When the share price of French media technology group Thomson dropped, it decided a hybrid structure was its best funding option. Its chief treasurer tells Edward Russell-Walling why.

The new market in hybrid capital for corporates continues to win converts. One of the latest is Thomson, the French media technology group.

Because its share price has been weak, the company was particularly attracted by an equity-like structure that did not require the actual issue of shares. But the issue caused a stir.

Thomson, which was once part of the larger state-owned Thomson electronics group, is implementing a two-year growth plan while repositioning itself as a pure media and entertainment systems business. It recently sold its loss-making TV tubes division, having earlier exited from consumer electronics. Sales growth has been slowing, however, and the company recently warned it would miss this year’s sales and margin targets.

Accordingly, its share price has been depressed, which weighed in the balance when the company considered its funding options earlier this year. It has traditionally funded itself with equity, convertible bonds and the occasional private placement, supported at the short end by a French commercial paper programme.

Less risk, more flexibility

Thomson is pursuing a policy of reducing financial risk and increasing flexibility. One element of this has been the desire to do away with material adverse change clauses and rating triggers in its funding arrangements and, in June, it renegotiated a €1.75bn syndicated credit facility to reflect this.

This has not been drawn down and is used instead as a back-up to the company’s paper. So, with free cash flow adversely affected by restructuring, and a certain amount of refinancing to be done, Thomson decided to tap the capital markets at the end of the summer break.

“Convertibles have become less attractive,” observes Douglas Mackinney, Thomson chief treasurer and financing director. “That’s partly due to changes in accounting treatment. Under IFRS [accounting standards] you can no longer book convertibles at nominal interest rates – and that would distort our finances. But the main reason is that our share price is down.”

So the company set out to find a structure that had equity content without causing dilution. “Hybrid was a nice alternative,” Mr Mackinney says. “We were replicating one quasi-equity instrument with another.”

The deal that was finally put together qualified for 50% equity treatment by both Standard & Poor’s and Moody’s, and 100% equity under IFRS accounting standards. “Another attraction was that corporate spreads and long-term euro interest rates were at multi-year lows,” Mr Mackinney notes. “Yes, you must pay a premium to raise hybrid capital, but even that is lower than it used to be.”

Change of control covenant

The issue was led by Barclays Capital, Citigroup, Deutsche Bank and SG CIB. In the half a dozen or so European corporate hybrid deals in the past year, each has had its own peculiarities. What set the Thomson structure apart was its change of control covenant.
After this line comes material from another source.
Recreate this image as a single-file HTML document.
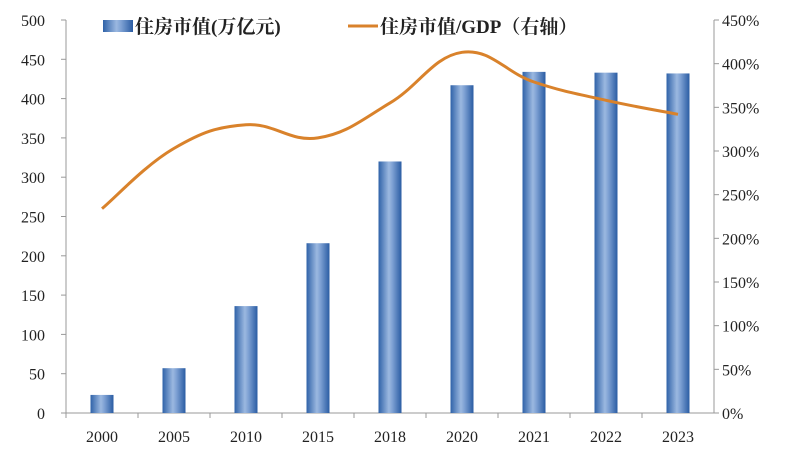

The covenant set the cat among the market’s pigeons, not least because they see Thomson as a possible candidate for a leveraged buy out. The cause for concern was that Thomson not only had the choice of calling the bonds at par or stepping up the coupon by 500 basis points (bp), but also had the option to defer coupon payments.

Like any other issuer of deeply subordinated debt, Thomson had to navigate between saleability and equity treatment. Mr Mackinney points out that there is no mandatory deferral trigger, which makes the bond more investor-friendly than some of its predecessors. “We wanted to avoid the instrument being downgraded three notches [from the Baa1/BBB+ senior rating],” he explains. “We were seeking a transaction that would be downgraded two notches and remain investment grade, which meant we couldn’t put in a mandatory trigger.”

He acknowledges that the prospect of a change of control can be scary for bondholders, who do not know what the new owner’s policy might be. “But if you give the investor a put option for early reimbursement, you lose the accounting equity treatment and some of the equity treatment from the rating agencies,” he says. “So we allowed some protection with a step-up if there was a change of control, and if that was referred to in a downgrade by one agency such that the senior rating fell below investment grade.”

But what about deferral? “A new owner could defer the coupon only if it stops paying dividends – and if it wants a return, that comes in the form of a dividend,” Mr Mackinney says.

He believes that, once understood, the covenant was well received and helped the transaction. Certainly, the u500m perpetual issue attracted bids of more than €1.3bn and, after some toing and froing, was tightly priced at 262.5bp over mid-swaps. However, those who claimed that the deal was too aggressively priced have so far been proved right. By late October, the spread had widened by more than 40bp.